> **WHAT THE TASK ASKS**: Using the records that follow, reproduce exactly the lines starting at the line containing "Rebuild this chart" and ending at the line containing "import plotly.graph_objects as go". Include both end lines and no pictures.

> **MATERIAL TO PROCESS**:
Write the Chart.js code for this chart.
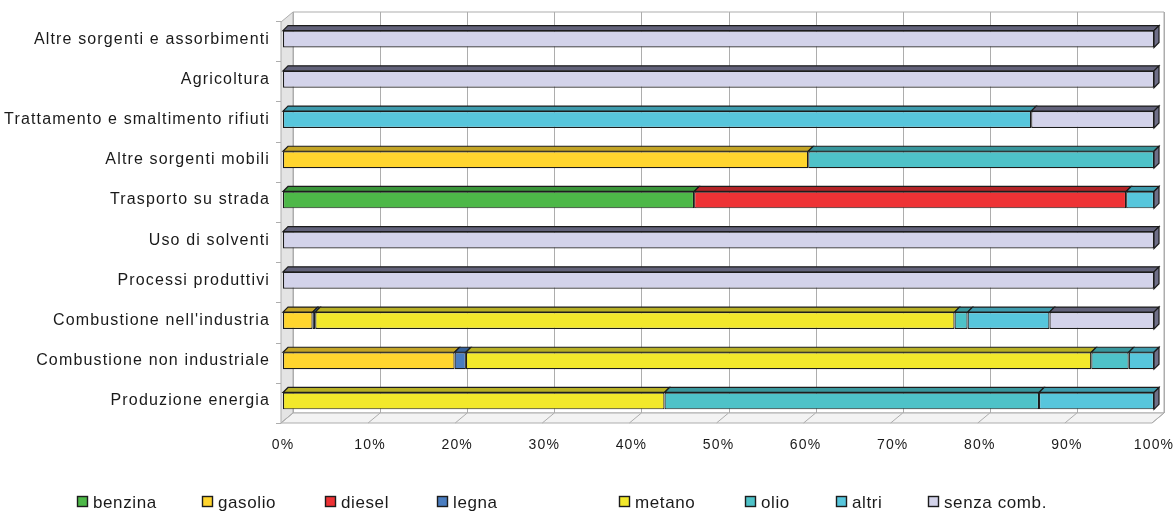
<!DOCTYPE html>
<html>
<head>
<meta charset="utf-8">
<script src="https://cdn.jsdelivr.net/npm/chart.js@4/dist/chart.umd.min.js"></script>
<style>
  html, body { margin: 0; padding: 0; background: #ffffff; }
  #wrap { width: 1176px; height: 512px; position: relative; }
</style>
</head>
<body>
<div id="wrap"><canvas id="chart" width="1176" height="512"></canvas></div>
<script>
// Emission sectors (top to bottom) and share of each fuel, in percent
const categories = [
  'Altre sorgenti e assorbimenti',
  'Agricoltura',
  'Trattamento e smaltimento rifiuti',
  'Altre sorgenti mobili',
  'Trasporto su strada',
  'Uso di solventi',
  'Processi produttivi',
  "Combustione nell'industria",
  'Combustione non industriale',
  'Produzione energia'
];
const seriesNames = ['benzina', 'gasolio', 'diesel', 'legna', 'metano', 'olio', 'altri', 'senza comb.'];

const benzina = [0, 0, 0, 0, 47.2, 0, 0, 0, 0, 0];
const gasolio = [0, 0, 0, 60.3, 0, 0, 0, 3.4, 19.7, 0];
const diesel  = [0, 0, 0, 0, 49.6, 0, 0, 0, 0, 0];
const legna   = [0, 0, 0, 0, 0, 0, 0, 0.3, 1.3, 0];
const metano  = [0, 0, 0, 0, 0, 0, 0, 73.4, 71.8, 43.8];
const olio    = [0, 0, 0, 39.7, 0, 0, 0, 1.5, 4.3, 43.0];
const altri   = [0, 0, 85.9, 0, 3.2, 0, 0, 9.4, 2.9, 13.2];
const senza   = [100, 100, 14.1, 0, 0, 100, 100, 12.0, 0, 0];

const xTicks = [0, 10, 20, 30, 40, 50, 60, 70, 80, 90, 100];

// Palette: front faces and the darker top faces of the 3D bars
const frontColors = ['#4DB848', '#FFD52E', '#EE3235', '#4A7DC0', '#F2E82B', '#4EC2C8', '#57C6DC', '#D3D3EA'];
const topColors   = ['#3B963A', '#C4A526', '#B42427', '#35609A', '#B8B024', '#38979D', '#3E9CAE', '#62627A'];

const seriesValues = [benzina, gasolio, diesel, legna, metano, olio, altri, senza];

const FONT = '"Liberation Sans", Arial, Helvetica, sans-serif';
const EDGE = '#1c1c1c';
const GRID = '#ADADAD';
const DEPTH = { dx: 12, dy: -10 };   // floor / walls depth
const BAR_DEPTH = { dx: 5, dy: -5 }; // bar thickness in depth

function poly(ctx, pts, fill, stroke, lw) {
  ctx.beginPath();
  ctx.moveTo(pts[0][0], pts[0][1]);
  for (let i = 1; i < pts.length; i++) ctx.lineTo(pts[i][0], pts[i][1]);
  ctx.closePath();
  if (fill) { ctx.fillStyle = fill; ctx.fill(); }
  if (stroke) { ctx.strokeStyle = stroke; ctx.lineWidth = lw || 1; ctx.stroke(); }
}

// Text spacing used by the axis labels
const spacingPlugin = {
  id: 'spacing',
  beforeDraw(chart) { chart.ctx.letterSpacing = '1.15px'; }
};

// Back wall, left wall and floor with the percentage grid
const framePlugin = {
  id: 'frame3d',
  beforeDatasetsDraw(chart) {
    const ctx = chart.ctx;
    const xs = chart.scales.x, ys = chart.scales.y;
    const area = chart.chartArea;
    const fx = v => xs.getPixelForValue(v) - 2;   // front edge of the floor
    const floorY = area.bottom + 2;
    const topY = area.top + 3;
    ctx.save();
    ctx.letterSpacing = '0px';
    // back wall
    poly(ctx, [
      [fx(0) + DEPTH.dx, topY + DEPTH.dy], [fx(100) + DEPTH.dx, topY + DEPTH.dy],
      [fx(100) + DEPTH.dx, floorY + DEPTH.dy], [fx(0) + DEPTH.dx, floorY + DEPTH.dy]
    ], '#ffffff', GRID, 1);
    // left wall
    poly(ctx, [
      [fx(0), topY], [fx(0) + DEPTH.dx, topY + DEPTH.dy],
      [fx(0) + DEPTH.dx, floorY + DEPTH.dy], [fx(0), floorY]
    ], '#E4E4E4', GRID, 1);
    // floor
    poly(ctx, [
      [fx(0), floorY], [fx(100), floorY],
      [fx(100) + DEPTH.dx, floorY + DEPTH.dy], [fx(0) + DEPTH.dx, floorY + DEPTH.dy]
    ], '#F3F3F3', GRID, 1);
    // grid lines on the back wall and on the floor
    ctx.strokeStyle = GRID;
    ctx.lineWidth = 1;
    xTicks.forEach(v => {
      const x = Math.round(fx(v) + DEPTH.dx) + 0.5;
      ctx.beginPath();
      ctx.moveTo(x, topY + DEPTH.dy);
      ctx.lineTo(x, floorY + DEPTH.dy);
      ctx.stroke();
      ctx.beginPath();
      ctx.moveTo(fx(v), floorY);
      ctx.lineTo(fx(v) + DEPTH.dx, floorY + DEPTH.dy);
      ctx.stroke();
    });
    // category tick marks on the left wall
    const n = categories.length;
    for (let i = 0; i <= n; i++) {
      const y = Math.round(ys.top + (ys.bottom - ys.top) * i / n) + 2.5;
      ctx.beginPath();
      ctx.moveTo(fx(0) - 5, y);
      ctx.lineTo(fx(0), y);
      ctx.stroke();
    }
    ctx.restore();
  }
};

// Top faces of every bar segment and the closing side face of each row
const barsPlugin = {
  id: 'bars3d',
  afterDatasetsDraw(chart) {
    const ctx = chart.ctx;
    ctx.save();
    const rowEnd = {};
    chart.data.datasets.forEach((ds, di) => {
      const meta = chart.getDatasetMeta(di);
      meta.data.forEach((el, i) => {
        if (!(ds.data[i] > 0)) return;
        const p = el.getProps(['x', 'y', 'base', 'height'], true);
        const x1 = Math.min(p.x, p.base), x2 = Math.max(p.x, p.base);
        const top = p.y - p.height / 2, bottom = p.y + p.height / 2;
        poly(ctx, [
          [x1, top], [x2, top],
          [x2 + BAR_DEPTH.dx, top + BAR_DEPTH.dy], [x1 + BAR_DEPTH.dx, top + BAR_DEPTH.dy]
        ], topColors[di], EDGE, 1.2);
        if (!rowEnd[i] || x2 >= rowEnd[i].x) rowEnd[i] = { x: x2, top, bottom };
      });
    });
    Object.values(rowEnd).forEach(r => {
      poly(ctx, [
        [r.x, r.top], [r.x + BAR_DEPTH.dx, r.top + BAR_DEPTH.dy],
        [r.x + BAR_DEPTH.dx, r.bottom + BAR_DEPTH.dy], [r.x, r.bottom]
      ], '#6F6F88', EDGE, 1.2);
    });
    ctx.restore();
  }
};

// Legend row under the axis
const legendPlugin = {
  id: 'legendRow',
  afterDraw(chart) {
    const ctx = chart.ctx;
    const xs = [77, 202, 325, 437, 619, 745, 836, 928];
    const yc = 502;
    ctx.save();
    ctx.letterSpacing = '0.6px';
    ctx.font = '17px ' + FONT;
    ctx.textBaseline = 'middle';
    ctx.textAlign = 'left';
    chart.data.datasets.forEach((ds, i) => {
      const x = xs[i];
      ctx.fillStyle = ds.backgroundColor;
      ctx.fillRect(x + 0.5, yc - 5.5, 10, 10);
      ctx.strokeStyle = EDGE;
      ctx.lineWidth = 1.4;
      ctx.strokeRect(x + 0.5, yc - 5.5, 10, 10);
      ctx.fillStyle = '#1a1a1a';
      ctx.fillText(ds.label, x + 16, yc + 1);
    });
    ctx.restore();
  }
};

new Chart(document.getElementById('chart'), {
  type: 'bar',
  data: {
    labels: categories,
    datasets: seriesNames.map((name, i) => ({
      label: name,
      data: seriesValues[i],
      backgroundColor: frontColors[i],
      borderColor: EDGE,
      borderWidth: 1.2,
      borderSkipped: false,
      barPercentage: 0.42,
      categoryPercentage: 1.0
    }))
  },
  options: {
    indexAxis: 'y',
    responsive: false,
    animation: false,
    devicePixelRatio: 1,
    layout: { padding: { top: 19, right: 22, left: 0, bottom: 0 } },
    plugins: {
      legend: { display: false },
      tooltip: { enabled: false }
    },
    scales: {
      x: {
        stacked: true,
        min: 0,
        max: 100,
        grid: { display: false },
        border: { display: false },
        afterFit(scale) {
          scale.height = 91;
          scale.paddingRight = 0;
          scale.paddingLeft = 0;
        },
        afterBuildTicks(scale) { scale.ticks = xTicks.map(v => ({ value: v })); },
        ticks: {
          padding: 8,
          color: '#1a1a1a',
          font: { family: FONT, size: 14 },
          maxRotation: 0,
          autoSkip: false,
          callback: v => v + '%'
        }
      },
      y: {
        stacked: true,
        grid: { display: false },
        border: { display: false },
        afterFit(scale) { scale.width = 283; },
        ticks: {
          padding: 5,
          color: '#1a1a1a',
          font: { family: FONT, size: 16 },
          autoSkip: false
        }
      }
    }
  },
  plugins: [spacingPlugin, framePlugin, barsPlugin, legendPlugin]
});
</script>
</body>
</html>
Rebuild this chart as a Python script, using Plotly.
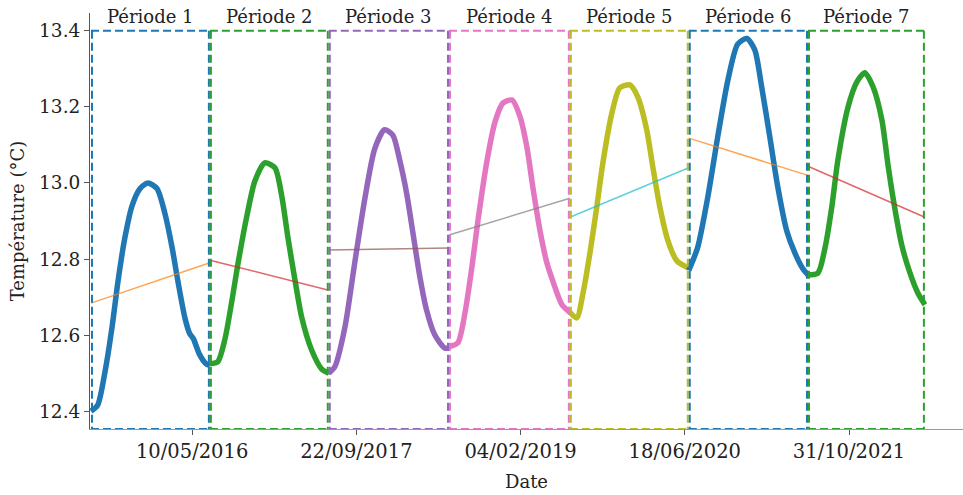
import pandas as pd
import plotly.graph_objects as go

# ---- data -------------------------------------------------------------
period_labels = ["Période 1", "Période 2", "Période 3", "Période 4",
                 "Période 5", "Période 6", "Période 7"]
period_bounds = ["2015-07-07", "2016-07-03", "2017-06-30", "2018-07-01",
                 "2019-07-04", "2020-06-30", "2021-06-28", "2022-06-19"]

# days since the start of each period, and temperature (°C)
p1_days = [0, 20, 42, 64, 82, 103, 125, 149, 173, 201, 225, 247, 265, 286, 300, 312, 330, 350, 362]
p1_temp = [12.40, 12.415, 12.50, 12.62, 12.74, 12.855, 12.94, 12.985, 13.00, 12.985, 12.92,
           12.83, 12.74, 12.645, 12.605, 12.59, 12.55, 12.525, 12.52]
p2_days = [0, 24, 46, 67, 85, 113, 137, 167, 198, 219, 237, 259, 280, 310, 341, 362]
p2_temp = [12.525, 12.53, 12.59, 12.69, 12.785, 12.915, 13.005, 13.053, 13.04, 12.965, 12.86,
           12.745, 12.645, 12.56, 12.51, 12.50]
p3_days = [0, 18, 49, 79, 110, 140, 170, 195, 216, 237, 256, 277, 298, 323, 353, 366]
p3_temp = [12.50, 12.516, 12.62, 12.79, 12.96, 13.09, 13.14, 13.126, 13.06, 12.973, 12.87,
           12.755, 12.665, 12.60, 12.566, 12.566]
p4_days = [0, 27, 49, 70, 88, 116, 140, 164, 192, 216, 237, 256, 277, 298, 317, 344, 368]
p4_temp = [12.57, 12.58, 12.66, 12.78, 12.90, 13.06, 13.16, 13.21, 13.218, 13.175, 13.095,
           12.985, 12.875, 12.79, 12.74, 12.68, 12.66]
p5_days = [0, 21, 40, 61, 82, 100, 128, 152, 183, 207, 234, 253, 274, 298, 326, 362]
p5_temp = [12.66, 12.645, 12.71, 12.815, 12.937, 13.05, 13.184, 13.25, 13.258, 13.226, 13.14,
           13.04, 12.937, 12.85, 12.795, 12.776]
p6_days = [0, 27, 58, 88, 119, 149, 177, 201, 222, 247, 271, 298, 323, 347, 363]
p6_temp = [12.77, 12.83, 12.963, 13.12, 13.27, 13.365, 13.38, 13.35, 13.253, 13.12, 12.99,
           12.875, 12.816, 12.775, 12.758]
p7_days = [0, 30, 52, 73, 91, 122, 149, 173, 198, 225, 244, 265, 286, 310, 335, 356]
p7_temp = [12.758, 12.763, 12.83, 12.94, 13.06, 13.20, 13.266, 13.29, 13.253, 13.166, 13.045,
           12.93, 12.835, 12.765, 12.71, 12.68]

# linear trend of each period: value at period start and at period end
trend_start = [12.684, 12.797, 12.824, 12.863, 12.91, 13.118, 13.044]
trend_end = [12.79, 12.718, 12.829, 12.96, 13.04, 13.02, 12.91]

tick_dates = ["2016-05-10", "2017-09-22", "2019-02-04", "2020-06-18", "2021-10-31"]
tick_labels = ["10/05/2016", "22/09/2017", "04/02/2019", "18/06/2020", "31/10/2021"]

# ---- styling ----------------------------------------------------------
tab10 = ["#1f77b4", "#ff7f0e", "#2ca02c", "#d62728", "#9467bd",
         "#8c564b", "#e377c2", "#7f7f7f", "#bcbd22", "#17becf"]
FONT = "DejaVu Serif"
Y_LO, Y_HI, BOX_TOP = 12.353, 13.447, 13.4
DASH = "8px,4px"

series = [(p1_days, p1_temp), (p2_days, p2_temp), (p3_days, p3_temp), (p4_days, p4_temp),
          (p5_days, p5_temp), (p6_days, p6_temp), (p7_days, p7_temp)]
bounds = pd.to_datetime(period_bounds)

fig = go.Figure()
shapes, annotations = [], []
cidx = 0
for i, (days, temps) in enumerate(series):
    curve_col = tab10[cidx % 10]
    trend_col = tab10[(cidx + 1) % 10]
    cidx += 2
    start, end = bounds[i], bounds[i + 1]
    x = start + pd.to_timedelta(days, unit="D")
    fig.add_trace(go.Scatter(x=x, y=temps, mode="lines",
                             line=dict(color=curve_col, width=5.5, shape="spline", smoothing=0.7),
                             showlegend=False, hoverinfo="skip"))
    fig.add_trace(go.Scatter(x=[start, end], y=[trend_start[i], trend_end[i]], mode="lines",
                             line=dict(color=trend_col, width=1.5), opacity=0.7,
                             showlegend=False, hoverinfo="skip"))

    # dashed frame of the period: horizontal edges left->right, vertical edges top->bottom
    edge = dict(color=curve_col, width=2, dash=DASH)
    for yv in (BOX_TOP, Y_LO):
        shapes.append(dict(type="line", xref="x", yref="y", x0=start, x1=end,
                           y0=yv, y1=yv, layer="above", line=edge))
    for xv, off in ((start, 1), (end, -1)):
        shapes.append(dict(type="line", xref="x", yref="y", xsizemode="pixel",
                           xanchor=xv, x0=off, x1=off, y0=BOX_TOP, y1=Y_LO,
                           layer="above", line=edge))

    mid = start + (end - start) / 2
    annotations.append(dict(x=mid, y=13.437, xref="x", yref="y", text=period_labels[i],
                            showarrow=False, yanchor="middle",
                            font=dict(family=FONT, size=18, color="#222")))

fig.update_layout(
    width=963, height=495,
    margin=dict(l=90, r=0, t=13, b=66),
    paper_bgcolor="white", plot_bgcolor="white",
    shapes=shapes, annotations=annotations,
    font=dict(family=FONT, size=18, color="#222"),
)
fig.update_xaxes(
    range=["2015-07-04", "2022-10-13"],
    tickvals=tick_dates, ticktext=tick_labels,
    ticks="outside", ticklen=5, tickcolor="#555",
    showline=True, linecolor="#999", linewidth=1,
    showgrid=False, zeroline=False,
    tickfont=dict(family=FONT, size=19.5, color="#222"),
    title=dict(text="Date", standoff=12, font=dict(family=FONT, size=18, color="#222")),
)
fig.update_yaxes(
    range=[Y_LO, Y_HI],
    tickvals=[12.4, 12.6, 12.8, 13.0, 13.2, 13.4],
    tickformat=".1f",
    ticks="outside", ticklen=5, tickcolor="#555",
    showline=True, linecolor="#555", linewidth=1,
    showgrid=False, zeroline=False,
    tickfont=dict(family=FONT, size=18.5, color="#222"),
    title=dict(text="Température (°C)", standoff=9, font=dict(family=FONT, size=18, color="#222")),
)

fig.write_html("out.html")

> **ANSWER**:
Rebuild this chart as a Python script, using Plotly.
import pandas as pd
import plotly.graph_objects as go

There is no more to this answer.